### Problem to solve
Using the listing below, report all lines holding the word "that".

--- Rows ---

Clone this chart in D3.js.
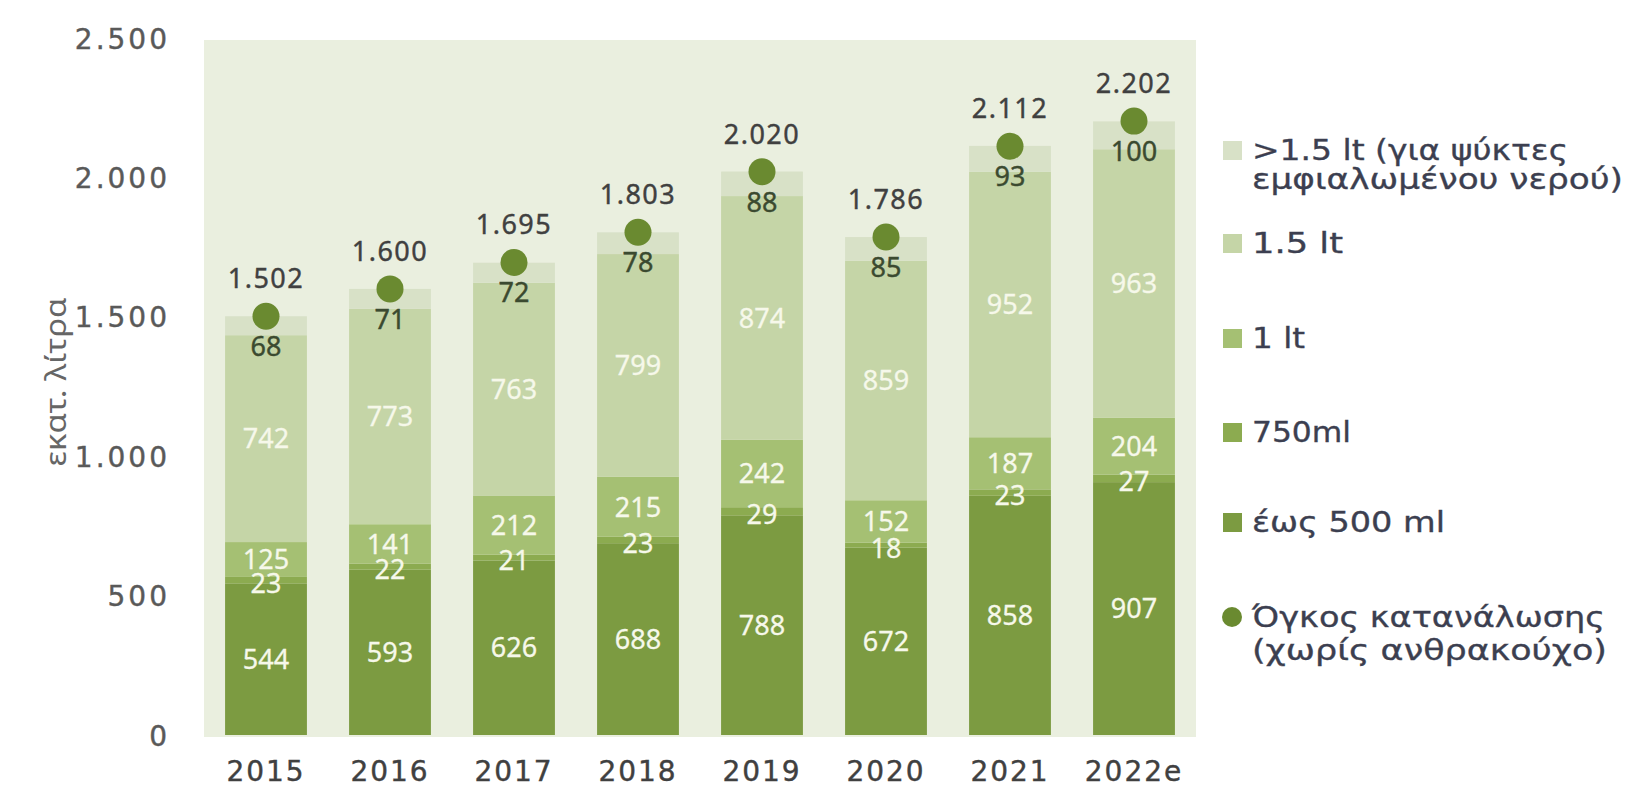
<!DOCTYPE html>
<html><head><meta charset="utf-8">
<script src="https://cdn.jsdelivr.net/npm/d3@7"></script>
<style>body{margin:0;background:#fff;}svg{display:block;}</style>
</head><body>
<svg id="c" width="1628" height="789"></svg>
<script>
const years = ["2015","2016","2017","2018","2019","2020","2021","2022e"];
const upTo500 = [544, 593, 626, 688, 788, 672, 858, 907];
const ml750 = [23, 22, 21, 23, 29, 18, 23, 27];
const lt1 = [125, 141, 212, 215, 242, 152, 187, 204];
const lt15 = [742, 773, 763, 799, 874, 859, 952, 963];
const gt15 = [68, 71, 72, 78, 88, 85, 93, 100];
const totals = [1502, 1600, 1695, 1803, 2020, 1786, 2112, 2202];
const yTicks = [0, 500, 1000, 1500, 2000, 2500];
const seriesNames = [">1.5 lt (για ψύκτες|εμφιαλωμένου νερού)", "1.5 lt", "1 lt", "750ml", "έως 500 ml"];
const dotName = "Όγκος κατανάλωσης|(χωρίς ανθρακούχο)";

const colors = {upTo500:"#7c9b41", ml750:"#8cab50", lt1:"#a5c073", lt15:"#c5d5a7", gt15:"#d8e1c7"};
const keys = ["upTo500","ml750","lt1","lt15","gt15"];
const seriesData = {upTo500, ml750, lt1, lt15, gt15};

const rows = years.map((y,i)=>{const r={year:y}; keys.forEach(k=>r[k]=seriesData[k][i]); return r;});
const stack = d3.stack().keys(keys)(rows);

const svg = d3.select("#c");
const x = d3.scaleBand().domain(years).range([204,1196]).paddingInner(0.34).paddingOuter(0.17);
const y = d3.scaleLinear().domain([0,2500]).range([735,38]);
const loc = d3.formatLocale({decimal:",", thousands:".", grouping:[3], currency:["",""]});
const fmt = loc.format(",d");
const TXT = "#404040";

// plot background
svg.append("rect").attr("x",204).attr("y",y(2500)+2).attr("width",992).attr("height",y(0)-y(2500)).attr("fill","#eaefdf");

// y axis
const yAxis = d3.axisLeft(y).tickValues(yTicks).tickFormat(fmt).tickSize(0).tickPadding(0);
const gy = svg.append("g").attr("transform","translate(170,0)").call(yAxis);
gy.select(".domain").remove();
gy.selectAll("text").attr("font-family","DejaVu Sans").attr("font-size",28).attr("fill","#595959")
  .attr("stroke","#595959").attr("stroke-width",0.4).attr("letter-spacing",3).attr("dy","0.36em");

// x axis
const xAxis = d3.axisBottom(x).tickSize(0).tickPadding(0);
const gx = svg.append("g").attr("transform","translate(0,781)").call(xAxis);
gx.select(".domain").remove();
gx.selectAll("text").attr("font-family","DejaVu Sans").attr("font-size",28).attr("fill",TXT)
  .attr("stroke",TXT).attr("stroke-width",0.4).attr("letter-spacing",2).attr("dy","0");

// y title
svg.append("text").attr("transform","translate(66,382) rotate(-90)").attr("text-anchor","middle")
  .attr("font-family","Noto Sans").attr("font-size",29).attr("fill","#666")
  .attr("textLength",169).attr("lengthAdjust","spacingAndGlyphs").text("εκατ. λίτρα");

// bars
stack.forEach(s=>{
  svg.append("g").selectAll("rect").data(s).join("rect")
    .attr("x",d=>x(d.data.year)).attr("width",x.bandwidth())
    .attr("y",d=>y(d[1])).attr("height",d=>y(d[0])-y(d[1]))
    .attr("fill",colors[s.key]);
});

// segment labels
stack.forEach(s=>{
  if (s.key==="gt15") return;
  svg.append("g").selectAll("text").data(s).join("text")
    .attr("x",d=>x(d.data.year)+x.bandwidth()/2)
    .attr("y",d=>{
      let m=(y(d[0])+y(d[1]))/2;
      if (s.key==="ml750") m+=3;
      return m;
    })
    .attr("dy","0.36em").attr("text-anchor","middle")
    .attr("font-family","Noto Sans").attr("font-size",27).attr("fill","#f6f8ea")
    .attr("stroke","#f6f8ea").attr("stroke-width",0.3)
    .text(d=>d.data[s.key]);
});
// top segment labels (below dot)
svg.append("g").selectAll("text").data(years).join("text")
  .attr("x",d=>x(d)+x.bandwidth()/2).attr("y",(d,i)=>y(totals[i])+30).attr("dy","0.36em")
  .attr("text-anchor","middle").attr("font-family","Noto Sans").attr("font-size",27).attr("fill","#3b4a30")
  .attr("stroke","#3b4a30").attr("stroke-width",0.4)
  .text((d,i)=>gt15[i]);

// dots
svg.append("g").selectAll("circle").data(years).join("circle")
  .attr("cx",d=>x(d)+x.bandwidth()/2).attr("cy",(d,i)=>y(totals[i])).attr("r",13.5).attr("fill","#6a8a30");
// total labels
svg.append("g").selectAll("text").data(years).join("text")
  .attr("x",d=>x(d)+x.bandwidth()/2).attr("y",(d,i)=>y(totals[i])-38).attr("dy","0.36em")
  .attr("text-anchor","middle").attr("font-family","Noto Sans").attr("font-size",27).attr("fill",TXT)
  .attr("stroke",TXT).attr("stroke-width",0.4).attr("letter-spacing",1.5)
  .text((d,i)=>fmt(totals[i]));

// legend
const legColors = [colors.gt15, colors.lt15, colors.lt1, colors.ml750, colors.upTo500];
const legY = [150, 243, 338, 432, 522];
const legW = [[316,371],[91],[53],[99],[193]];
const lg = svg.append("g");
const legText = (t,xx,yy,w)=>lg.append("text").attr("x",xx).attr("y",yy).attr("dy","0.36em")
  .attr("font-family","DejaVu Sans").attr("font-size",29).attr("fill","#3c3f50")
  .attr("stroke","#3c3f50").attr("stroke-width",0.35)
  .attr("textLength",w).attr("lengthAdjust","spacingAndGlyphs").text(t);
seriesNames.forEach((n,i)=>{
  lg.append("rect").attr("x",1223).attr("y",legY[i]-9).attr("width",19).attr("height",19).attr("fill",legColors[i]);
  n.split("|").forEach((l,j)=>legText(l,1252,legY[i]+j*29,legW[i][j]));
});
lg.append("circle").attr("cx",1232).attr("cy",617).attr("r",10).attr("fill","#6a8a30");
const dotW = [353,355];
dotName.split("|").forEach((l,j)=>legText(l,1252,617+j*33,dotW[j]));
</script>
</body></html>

---
--- Rows ---

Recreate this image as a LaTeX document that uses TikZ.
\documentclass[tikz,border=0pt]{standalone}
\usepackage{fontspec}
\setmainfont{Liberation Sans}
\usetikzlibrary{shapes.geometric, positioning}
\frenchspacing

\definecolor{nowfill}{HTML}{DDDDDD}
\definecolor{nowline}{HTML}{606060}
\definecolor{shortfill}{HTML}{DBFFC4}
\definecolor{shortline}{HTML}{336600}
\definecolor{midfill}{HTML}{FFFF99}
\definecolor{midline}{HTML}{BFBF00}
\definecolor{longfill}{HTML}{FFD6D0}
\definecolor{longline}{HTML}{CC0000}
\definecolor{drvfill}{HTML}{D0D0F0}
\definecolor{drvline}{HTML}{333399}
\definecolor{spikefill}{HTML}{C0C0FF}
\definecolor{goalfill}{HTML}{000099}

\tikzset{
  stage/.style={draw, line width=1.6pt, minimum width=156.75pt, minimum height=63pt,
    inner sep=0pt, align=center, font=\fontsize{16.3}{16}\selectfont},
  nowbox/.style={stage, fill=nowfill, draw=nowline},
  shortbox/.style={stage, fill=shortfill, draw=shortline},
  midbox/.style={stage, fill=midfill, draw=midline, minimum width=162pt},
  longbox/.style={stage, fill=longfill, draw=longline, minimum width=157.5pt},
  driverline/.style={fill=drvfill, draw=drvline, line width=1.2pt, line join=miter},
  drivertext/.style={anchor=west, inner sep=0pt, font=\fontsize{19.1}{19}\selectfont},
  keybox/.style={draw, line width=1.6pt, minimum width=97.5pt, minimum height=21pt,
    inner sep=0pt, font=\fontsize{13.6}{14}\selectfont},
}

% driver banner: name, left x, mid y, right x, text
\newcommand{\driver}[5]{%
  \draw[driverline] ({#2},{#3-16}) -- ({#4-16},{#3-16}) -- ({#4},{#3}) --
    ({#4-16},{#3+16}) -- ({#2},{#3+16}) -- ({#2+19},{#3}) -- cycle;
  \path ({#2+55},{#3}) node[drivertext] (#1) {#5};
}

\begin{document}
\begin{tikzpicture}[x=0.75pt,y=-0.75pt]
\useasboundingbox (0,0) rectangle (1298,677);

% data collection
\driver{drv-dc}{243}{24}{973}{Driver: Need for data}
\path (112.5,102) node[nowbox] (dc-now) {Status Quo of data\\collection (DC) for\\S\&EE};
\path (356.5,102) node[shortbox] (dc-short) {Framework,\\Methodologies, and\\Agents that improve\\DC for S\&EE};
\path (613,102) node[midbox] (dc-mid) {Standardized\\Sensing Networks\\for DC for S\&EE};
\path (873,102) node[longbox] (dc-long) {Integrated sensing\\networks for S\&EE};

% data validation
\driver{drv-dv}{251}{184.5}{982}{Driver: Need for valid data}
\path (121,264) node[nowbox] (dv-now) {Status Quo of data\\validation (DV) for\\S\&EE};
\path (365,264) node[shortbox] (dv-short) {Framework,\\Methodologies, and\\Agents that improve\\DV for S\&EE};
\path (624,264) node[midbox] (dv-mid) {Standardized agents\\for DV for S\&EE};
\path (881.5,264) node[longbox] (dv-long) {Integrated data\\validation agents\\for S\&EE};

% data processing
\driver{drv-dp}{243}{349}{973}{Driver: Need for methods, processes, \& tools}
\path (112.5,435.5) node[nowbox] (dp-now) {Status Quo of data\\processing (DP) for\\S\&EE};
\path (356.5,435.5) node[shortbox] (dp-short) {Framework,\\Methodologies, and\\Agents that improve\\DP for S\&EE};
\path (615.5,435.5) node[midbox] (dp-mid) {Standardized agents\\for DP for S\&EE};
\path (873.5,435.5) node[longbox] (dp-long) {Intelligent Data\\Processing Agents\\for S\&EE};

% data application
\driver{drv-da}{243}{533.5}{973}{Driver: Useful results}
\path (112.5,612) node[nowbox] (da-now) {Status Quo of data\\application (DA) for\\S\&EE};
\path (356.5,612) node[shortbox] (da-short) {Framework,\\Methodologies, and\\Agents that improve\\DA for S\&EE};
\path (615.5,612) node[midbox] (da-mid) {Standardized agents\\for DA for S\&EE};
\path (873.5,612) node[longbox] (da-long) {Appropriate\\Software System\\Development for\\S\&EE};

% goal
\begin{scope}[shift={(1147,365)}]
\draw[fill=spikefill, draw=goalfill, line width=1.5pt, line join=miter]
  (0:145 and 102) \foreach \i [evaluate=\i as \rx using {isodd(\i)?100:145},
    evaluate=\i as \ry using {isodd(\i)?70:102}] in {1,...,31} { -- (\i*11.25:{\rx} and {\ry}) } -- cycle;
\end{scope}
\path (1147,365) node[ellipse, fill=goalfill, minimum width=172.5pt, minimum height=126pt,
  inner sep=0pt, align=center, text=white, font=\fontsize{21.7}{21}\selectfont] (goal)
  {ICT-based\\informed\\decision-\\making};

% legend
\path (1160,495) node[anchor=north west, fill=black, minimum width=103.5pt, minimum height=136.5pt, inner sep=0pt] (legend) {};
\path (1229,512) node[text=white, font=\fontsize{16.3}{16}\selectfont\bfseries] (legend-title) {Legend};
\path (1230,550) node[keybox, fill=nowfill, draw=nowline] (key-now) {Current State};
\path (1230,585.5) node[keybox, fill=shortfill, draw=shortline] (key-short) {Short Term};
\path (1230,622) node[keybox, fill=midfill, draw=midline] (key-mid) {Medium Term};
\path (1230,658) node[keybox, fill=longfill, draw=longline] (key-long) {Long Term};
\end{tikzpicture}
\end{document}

---
--- Rows ---

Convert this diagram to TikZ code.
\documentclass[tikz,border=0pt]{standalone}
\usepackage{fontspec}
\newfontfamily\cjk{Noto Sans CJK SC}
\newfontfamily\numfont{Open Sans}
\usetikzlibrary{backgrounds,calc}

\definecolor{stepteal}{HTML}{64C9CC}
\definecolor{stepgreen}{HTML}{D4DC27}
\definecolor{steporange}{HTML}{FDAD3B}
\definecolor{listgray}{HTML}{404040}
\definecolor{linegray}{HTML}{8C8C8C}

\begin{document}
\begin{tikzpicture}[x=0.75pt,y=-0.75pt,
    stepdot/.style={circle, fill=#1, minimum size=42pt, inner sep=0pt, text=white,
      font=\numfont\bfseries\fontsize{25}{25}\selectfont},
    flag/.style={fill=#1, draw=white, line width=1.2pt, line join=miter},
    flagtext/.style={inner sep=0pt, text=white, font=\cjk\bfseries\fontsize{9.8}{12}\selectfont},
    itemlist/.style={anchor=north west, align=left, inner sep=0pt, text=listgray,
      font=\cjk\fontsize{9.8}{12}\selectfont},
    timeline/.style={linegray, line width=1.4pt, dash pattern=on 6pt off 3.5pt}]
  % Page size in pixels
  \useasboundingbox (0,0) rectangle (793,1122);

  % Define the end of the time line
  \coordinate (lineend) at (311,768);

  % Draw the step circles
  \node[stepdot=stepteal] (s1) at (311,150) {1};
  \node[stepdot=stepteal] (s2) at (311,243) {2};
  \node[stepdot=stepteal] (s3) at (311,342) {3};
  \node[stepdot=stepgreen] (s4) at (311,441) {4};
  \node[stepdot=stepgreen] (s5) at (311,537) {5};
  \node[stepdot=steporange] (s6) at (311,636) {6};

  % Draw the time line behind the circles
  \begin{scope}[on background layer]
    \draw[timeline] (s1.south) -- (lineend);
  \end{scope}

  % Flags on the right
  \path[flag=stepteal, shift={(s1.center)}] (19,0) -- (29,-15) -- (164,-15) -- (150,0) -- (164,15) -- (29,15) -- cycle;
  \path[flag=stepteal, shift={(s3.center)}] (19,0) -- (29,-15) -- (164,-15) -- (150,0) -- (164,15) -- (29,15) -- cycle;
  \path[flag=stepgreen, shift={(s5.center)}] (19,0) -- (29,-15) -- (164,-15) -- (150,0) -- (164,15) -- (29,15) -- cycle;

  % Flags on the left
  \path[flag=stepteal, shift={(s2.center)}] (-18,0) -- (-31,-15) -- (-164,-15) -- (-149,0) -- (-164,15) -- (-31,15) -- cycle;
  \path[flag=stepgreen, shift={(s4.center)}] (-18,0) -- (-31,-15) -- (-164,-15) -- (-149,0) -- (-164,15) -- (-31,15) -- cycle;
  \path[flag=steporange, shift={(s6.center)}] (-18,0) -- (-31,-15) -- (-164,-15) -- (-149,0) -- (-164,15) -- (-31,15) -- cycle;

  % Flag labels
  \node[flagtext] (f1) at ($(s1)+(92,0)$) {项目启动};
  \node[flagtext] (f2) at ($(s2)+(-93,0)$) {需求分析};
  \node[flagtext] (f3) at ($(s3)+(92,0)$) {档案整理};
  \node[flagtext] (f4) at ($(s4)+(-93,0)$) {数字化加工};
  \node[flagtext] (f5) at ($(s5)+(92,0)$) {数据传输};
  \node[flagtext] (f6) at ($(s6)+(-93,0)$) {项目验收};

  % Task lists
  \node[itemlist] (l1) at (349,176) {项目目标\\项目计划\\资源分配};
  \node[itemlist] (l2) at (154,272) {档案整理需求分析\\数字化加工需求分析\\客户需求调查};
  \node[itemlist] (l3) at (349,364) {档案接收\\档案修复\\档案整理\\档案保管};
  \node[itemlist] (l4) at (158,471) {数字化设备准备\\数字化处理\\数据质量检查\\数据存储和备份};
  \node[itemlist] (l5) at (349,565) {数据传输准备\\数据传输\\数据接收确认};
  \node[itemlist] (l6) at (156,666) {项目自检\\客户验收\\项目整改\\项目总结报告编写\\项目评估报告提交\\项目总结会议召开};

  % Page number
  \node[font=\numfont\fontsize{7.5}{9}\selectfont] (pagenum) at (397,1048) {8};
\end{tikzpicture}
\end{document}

---

### Complete answer
Recreate this image as a LaTeX document that uses TikZ.
\path (356.5,102) node[shortbox] (dc-short) {Framework,\\Methodologies, and\\Agents that improve\\DC for S\&EE};
\path (365,264) node[shortbox] (dv-short) {Framework,\\Methodologies, and\\Agents that improve\\DV for S\&EE};
\path (356.5,435.5) node[shortbox] (dp-short) {Framework,\\Methodologies, and\\Agents that improve\\DP for S\&EE};
\path (356.5,612) node[shortbox] (da-short) {Framework,\\Methodologies, and\\Agents that improve\\DA for S\&EE};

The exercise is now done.